[Begin Data listing]
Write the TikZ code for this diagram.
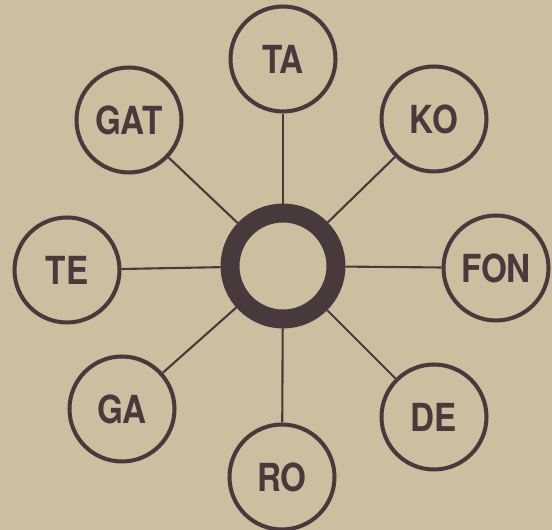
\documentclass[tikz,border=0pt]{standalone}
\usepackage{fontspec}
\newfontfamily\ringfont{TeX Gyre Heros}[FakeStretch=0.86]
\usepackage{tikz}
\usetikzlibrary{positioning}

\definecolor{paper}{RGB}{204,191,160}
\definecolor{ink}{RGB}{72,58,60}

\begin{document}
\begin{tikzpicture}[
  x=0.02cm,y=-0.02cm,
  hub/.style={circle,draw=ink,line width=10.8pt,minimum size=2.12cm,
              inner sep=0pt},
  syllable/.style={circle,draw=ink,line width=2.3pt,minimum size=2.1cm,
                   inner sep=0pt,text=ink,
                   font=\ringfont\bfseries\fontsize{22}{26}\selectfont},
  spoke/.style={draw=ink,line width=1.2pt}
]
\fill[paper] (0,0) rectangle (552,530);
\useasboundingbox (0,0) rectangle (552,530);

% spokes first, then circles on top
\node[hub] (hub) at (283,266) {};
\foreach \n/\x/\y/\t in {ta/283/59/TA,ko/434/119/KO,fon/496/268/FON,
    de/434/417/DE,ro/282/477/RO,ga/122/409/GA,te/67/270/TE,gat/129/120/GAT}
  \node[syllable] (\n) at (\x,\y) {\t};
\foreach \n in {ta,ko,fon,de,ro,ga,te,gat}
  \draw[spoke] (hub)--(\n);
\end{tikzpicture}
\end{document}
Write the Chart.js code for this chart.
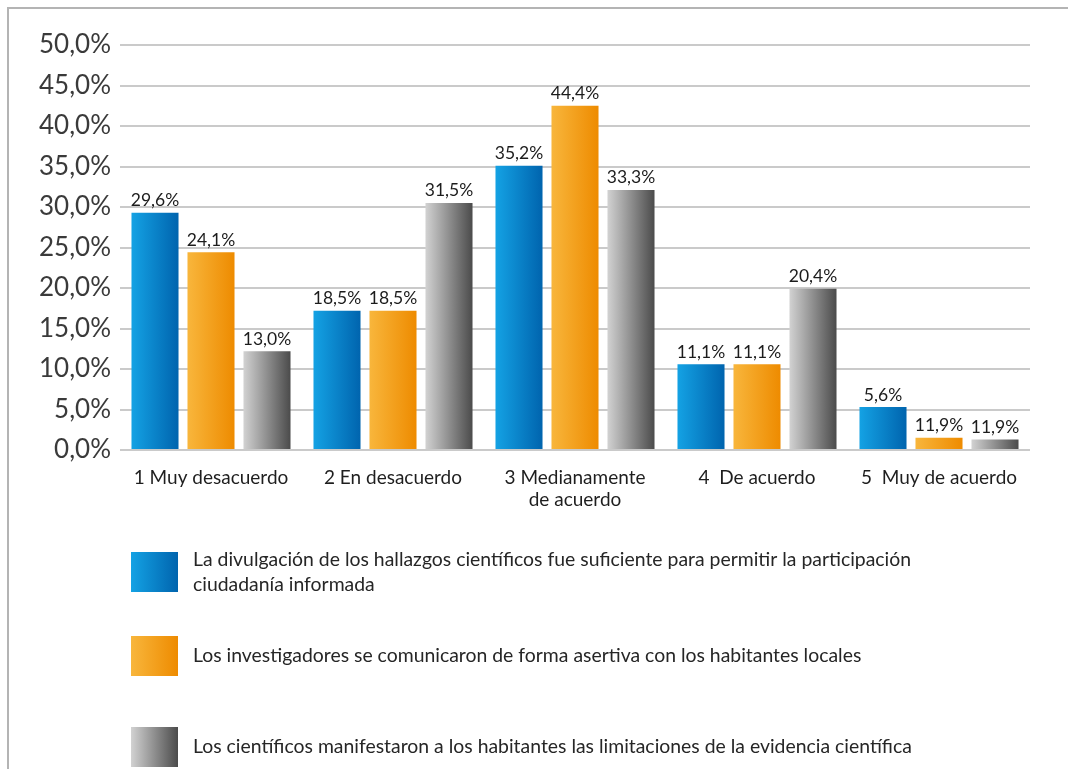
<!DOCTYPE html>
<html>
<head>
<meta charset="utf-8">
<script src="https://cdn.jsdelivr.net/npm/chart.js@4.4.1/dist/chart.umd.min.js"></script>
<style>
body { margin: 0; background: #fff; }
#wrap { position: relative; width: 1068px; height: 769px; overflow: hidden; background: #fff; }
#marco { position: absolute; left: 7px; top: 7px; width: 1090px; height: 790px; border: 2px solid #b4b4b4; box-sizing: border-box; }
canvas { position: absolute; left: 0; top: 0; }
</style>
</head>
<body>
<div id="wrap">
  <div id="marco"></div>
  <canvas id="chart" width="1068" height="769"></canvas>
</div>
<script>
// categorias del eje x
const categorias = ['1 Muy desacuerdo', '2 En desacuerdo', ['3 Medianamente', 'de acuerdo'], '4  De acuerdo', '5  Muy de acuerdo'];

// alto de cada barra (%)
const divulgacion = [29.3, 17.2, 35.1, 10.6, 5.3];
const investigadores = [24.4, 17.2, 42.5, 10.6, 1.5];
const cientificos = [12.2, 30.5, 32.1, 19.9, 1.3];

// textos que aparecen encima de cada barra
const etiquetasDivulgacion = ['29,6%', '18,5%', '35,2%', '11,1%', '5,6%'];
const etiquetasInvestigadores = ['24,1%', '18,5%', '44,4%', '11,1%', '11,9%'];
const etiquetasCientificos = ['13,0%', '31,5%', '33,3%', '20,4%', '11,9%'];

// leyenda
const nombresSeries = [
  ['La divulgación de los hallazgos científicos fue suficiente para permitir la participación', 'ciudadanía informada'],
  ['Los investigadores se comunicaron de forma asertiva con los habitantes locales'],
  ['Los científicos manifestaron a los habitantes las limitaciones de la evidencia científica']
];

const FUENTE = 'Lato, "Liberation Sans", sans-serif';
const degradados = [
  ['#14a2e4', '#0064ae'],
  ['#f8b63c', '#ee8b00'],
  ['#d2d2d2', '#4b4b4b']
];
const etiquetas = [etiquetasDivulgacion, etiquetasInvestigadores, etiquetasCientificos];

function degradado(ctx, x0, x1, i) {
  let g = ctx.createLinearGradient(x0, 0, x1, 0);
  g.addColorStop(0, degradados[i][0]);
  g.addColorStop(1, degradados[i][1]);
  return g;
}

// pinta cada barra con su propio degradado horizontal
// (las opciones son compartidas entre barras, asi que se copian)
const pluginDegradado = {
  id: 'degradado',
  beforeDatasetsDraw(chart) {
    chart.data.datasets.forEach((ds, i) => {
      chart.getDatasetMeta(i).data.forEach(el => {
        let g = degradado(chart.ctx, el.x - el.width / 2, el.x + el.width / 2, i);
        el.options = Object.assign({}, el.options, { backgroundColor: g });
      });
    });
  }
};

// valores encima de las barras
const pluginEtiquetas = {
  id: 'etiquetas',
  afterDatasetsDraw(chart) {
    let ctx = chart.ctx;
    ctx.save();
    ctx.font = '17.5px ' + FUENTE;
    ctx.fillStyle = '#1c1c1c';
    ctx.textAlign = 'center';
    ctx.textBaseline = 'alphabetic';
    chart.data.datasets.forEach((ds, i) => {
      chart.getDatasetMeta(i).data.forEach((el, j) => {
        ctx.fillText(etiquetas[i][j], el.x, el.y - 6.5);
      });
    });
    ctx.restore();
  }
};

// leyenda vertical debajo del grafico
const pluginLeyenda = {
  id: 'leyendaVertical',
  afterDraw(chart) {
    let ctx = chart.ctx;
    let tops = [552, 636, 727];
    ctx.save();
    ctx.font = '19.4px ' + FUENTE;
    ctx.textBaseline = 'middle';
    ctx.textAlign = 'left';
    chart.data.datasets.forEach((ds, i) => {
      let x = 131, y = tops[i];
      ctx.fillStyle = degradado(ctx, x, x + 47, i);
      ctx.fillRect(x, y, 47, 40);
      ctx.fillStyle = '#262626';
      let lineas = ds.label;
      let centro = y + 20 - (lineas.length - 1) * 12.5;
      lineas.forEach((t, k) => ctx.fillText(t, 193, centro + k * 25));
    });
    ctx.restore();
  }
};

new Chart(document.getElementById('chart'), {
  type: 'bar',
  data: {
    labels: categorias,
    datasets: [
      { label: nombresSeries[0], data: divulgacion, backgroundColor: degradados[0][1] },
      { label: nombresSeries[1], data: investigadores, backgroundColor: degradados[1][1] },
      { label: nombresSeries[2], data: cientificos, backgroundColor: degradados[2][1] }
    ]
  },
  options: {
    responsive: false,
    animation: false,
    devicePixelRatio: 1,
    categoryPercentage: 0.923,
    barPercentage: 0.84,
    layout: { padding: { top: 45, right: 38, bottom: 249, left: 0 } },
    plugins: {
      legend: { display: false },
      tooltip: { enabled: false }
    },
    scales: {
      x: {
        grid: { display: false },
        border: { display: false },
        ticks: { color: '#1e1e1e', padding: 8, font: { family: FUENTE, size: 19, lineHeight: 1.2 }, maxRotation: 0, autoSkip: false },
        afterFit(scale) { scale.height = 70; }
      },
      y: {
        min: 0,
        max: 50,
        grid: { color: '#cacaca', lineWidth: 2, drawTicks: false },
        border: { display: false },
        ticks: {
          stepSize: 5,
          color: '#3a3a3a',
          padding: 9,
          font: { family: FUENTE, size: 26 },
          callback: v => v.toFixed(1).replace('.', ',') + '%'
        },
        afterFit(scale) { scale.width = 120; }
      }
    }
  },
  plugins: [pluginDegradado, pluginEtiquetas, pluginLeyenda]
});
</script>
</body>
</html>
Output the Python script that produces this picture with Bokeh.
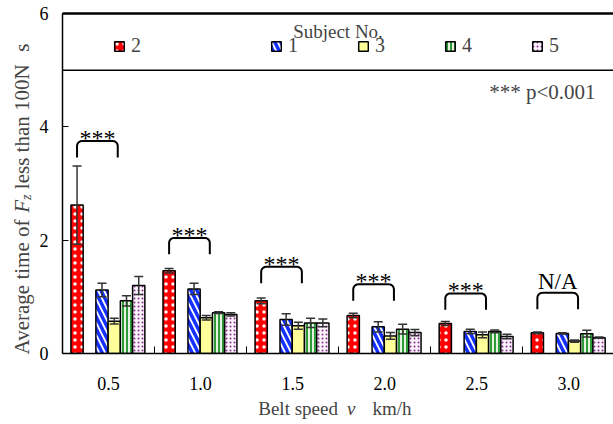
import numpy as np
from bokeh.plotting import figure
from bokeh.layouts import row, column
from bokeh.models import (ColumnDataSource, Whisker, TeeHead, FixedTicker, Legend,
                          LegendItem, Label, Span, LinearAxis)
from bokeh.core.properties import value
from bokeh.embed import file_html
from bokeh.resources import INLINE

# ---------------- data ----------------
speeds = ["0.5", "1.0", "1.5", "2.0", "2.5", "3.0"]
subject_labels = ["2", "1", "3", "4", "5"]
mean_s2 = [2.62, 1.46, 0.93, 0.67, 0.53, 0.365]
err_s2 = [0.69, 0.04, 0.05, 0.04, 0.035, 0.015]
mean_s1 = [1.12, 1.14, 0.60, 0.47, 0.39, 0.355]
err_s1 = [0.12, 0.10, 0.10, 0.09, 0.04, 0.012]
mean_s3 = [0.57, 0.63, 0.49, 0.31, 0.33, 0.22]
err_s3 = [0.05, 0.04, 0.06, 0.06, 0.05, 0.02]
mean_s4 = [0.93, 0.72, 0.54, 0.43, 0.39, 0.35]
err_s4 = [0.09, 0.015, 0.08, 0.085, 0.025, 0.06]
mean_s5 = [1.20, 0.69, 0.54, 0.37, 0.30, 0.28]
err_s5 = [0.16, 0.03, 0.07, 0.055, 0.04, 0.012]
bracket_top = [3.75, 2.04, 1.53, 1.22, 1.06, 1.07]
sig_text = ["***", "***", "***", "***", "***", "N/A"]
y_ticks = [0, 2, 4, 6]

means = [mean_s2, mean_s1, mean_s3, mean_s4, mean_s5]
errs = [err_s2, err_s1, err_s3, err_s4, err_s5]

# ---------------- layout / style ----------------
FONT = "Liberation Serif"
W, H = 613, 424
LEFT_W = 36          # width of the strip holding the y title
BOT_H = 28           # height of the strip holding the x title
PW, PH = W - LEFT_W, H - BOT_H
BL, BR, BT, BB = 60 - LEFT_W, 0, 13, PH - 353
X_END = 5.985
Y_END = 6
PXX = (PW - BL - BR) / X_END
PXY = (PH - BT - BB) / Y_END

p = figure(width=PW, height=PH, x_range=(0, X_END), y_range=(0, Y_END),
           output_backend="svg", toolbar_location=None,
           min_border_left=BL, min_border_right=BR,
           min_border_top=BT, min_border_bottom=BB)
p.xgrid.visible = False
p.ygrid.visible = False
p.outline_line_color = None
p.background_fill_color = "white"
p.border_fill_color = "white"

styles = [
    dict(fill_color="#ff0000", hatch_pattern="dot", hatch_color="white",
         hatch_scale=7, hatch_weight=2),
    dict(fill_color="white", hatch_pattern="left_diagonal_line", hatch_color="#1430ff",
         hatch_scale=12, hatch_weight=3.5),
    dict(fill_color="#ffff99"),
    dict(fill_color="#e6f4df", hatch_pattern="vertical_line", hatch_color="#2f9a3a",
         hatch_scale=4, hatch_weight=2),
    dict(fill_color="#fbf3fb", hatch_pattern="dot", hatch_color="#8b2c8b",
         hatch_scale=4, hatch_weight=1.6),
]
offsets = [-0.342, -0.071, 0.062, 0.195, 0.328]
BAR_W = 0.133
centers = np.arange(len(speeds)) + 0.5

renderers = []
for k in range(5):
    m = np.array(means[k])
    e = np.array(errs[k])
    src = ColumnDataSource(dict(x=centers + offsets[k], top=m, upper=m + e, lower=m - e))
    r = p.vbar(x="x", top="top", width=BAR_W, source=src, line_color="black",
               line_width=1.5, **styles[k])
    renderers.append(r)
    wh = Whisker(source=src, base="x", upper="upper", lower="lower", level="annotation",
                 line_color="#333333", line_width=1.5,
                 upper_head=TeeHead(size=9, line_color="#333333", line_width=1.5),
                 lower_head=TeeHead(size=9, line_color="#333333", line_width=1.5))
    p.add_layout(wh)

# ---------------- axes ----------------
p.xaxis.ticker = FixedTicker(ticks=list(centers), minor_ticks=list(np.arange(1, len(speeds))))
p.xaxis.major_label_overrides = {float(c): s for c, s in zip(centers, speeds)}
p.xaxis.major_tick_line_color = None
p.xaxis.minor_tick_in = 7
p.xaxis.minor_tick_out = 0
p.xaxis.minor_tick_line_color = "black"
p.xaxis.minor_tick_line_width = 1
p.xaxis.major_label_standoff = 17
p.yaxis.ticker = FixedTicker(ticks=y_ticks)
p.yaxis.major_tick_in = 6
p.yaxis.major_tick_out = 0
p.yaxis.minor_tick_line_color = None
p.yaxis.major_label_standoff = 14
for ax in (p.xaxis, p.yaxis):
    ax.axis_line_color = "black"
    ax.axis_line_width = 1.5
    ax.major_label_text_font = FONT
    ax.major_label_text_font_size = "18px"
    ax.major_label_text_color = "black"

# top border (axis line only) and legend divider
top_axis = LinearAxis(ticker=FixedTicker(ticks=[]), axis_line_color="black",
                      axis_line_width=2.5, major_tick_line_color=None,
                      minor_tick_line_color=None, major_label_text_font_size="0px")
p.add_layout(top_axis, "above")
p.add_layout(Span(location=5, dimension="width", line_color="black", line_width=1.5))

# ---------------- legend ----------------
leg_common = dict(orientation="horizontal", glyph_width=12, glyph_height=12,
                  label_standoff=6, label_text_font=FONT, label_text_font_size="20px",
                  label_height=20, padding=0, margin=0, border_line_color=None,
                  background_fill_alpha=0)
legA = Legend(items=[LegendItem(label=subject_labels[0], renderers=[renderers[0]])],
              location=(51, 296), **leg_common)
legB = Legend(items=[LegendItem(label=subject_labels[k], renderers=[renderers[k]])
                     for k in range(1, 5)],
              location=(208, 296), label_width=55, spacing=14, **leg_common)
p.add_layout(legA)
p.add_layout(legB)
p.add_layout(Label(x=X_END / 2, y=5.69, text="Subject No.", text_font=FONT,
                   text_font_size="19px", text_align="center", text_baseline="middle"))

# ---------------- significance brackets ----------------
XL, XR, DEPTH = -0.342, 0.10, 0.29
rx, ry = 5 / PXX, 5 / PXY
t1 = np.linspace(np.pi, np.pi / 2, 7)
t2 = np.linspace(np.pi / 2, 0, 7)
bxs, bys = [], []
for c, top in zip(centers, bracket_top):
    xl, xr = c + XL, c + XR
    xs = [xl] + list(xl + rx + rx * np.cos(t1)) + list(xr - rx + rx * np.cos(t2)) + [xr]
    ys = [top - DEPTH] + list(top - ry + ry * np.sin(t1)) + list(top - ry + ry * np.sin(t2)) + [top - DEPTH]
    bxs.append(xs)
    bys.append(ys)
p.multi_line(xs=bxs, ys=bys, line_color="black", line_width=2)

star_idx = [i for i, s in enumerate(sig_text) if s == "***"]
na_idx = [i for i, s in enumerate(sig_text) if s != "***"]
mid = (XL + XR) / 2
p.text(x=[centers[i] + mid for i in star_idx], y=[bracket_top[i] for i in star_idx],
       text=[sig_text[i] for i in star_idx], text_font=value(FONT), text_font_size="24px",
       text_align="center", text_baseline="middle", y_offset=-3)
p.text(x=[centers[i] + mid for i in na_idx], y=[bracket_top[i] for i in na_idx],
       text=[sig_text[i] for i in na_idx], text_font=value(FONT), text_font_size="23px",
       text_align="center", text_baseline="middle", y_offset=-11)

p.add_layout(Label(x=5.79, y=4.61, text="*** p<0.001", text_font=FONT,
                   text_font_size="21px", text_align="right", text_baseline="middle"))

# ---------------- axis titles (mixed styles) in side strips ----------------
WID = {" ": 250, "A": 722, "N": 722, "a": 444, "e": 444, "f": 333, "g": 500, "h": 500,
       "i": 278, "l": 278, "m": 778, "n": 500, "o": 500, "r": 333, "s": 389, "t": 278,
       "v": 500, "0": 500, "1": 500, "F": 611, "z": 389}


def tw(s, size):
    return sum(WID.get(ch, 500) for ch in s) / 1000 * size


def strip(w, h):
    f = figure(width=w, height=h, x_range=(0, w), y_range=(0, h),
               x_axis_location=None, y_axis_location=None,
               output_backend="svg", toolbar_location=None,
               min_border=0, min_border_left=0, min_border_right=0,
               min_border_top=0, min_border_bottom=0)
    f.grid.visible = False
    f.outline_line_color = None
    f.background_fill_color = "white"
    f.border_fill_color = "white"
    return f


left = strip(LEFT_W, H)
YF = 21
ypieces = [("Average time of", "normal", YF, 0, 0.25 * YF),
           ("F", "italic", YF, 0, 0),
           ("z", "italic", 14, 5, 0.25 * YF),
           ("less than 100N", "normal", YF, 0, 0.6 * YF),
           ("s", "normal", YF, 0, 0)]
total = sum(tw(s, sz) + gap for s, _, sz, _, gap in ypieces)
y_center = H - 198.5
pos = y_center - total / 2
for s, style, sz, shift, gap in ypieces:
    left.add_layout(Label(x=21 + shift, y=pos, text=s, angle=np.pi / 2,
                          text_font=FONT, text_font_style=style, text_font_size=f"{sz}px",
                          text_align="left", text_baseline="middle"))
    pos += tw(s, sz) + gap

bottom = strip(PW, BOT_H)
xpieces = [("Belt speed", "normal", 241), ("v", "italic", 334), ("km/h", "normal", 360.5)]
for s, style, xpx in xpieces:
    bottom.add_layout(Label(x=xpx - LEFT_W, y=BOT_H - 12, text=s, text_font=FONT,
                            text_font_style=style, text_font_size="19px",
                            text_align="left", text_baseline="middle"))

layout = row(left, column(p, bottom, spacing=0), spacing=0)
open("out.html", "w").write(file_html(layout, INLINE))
[End Data listing]
- Problem details
Start at the line above containing "Write the Chart.js code for this chart." and stop at the line containing "['13,0%', '31,5%', '33,3%', '20,4%', '11,9%'];": print those lines and everything between them exactly, but not the pictures.

- Answer to this task
Write the Chart.js code for this chart.
<!DOCTYPE html>
<html>
<head>
<meta charset="utf-8">
<script src="https://cdn.jsdelivr.net/npm/chart.js@4.4.1/dist/chart.umd.min.js"></script>
<style>
body { margin: 0; background: #fff; }
#wrap { position: relative; width: 1068px; height: 769px; overflow: hidden; background: #fff; }
#marco { position: absolute; left: 7px; top: 7px; width: 1090px; height: 790px; border: 2px solid #b4b4b4; box-sizing: border-box; }
canvas { position: absolute; left: 0; top: 0; }
</style>
</head>
<body>
<div id="wrap">
  <div id="marco"></div>
  <canvas id="chart" width="1068" height="769"></canvas>
</div>
<script>
// categorias del eje x
const categorias = ['1 Muy desacuerdo', '2 En desacuerdo', ['3 Medianamente', 'de acuerdo'], '4  De acuerdo', '5  Muy de acuerdo'];

// alto de cada barra (%)
const divulgacion = [29.3, 17.2, 35.1, 10.6, 5.3];
const investigadores = [24.4, 17.2, 42.5, 10.6, 1.5];
const cientificos = [12.2, 30.5, 32.1, 19.9, 1.3];

// textos que aparecen encima de cada barra
const etiquetasDivulgacion = ['29,6%', '18,5%', '35,2%', '11,1%', '5,6%'];
const etiquetasInvestigadores = ['24,1%', '18,5%', '44,4%', '11,1%', '11,9%'];
const etiquetasCientificos = ['13,0%', '31,5%', '33,3%', '20,4%', '11,9%'];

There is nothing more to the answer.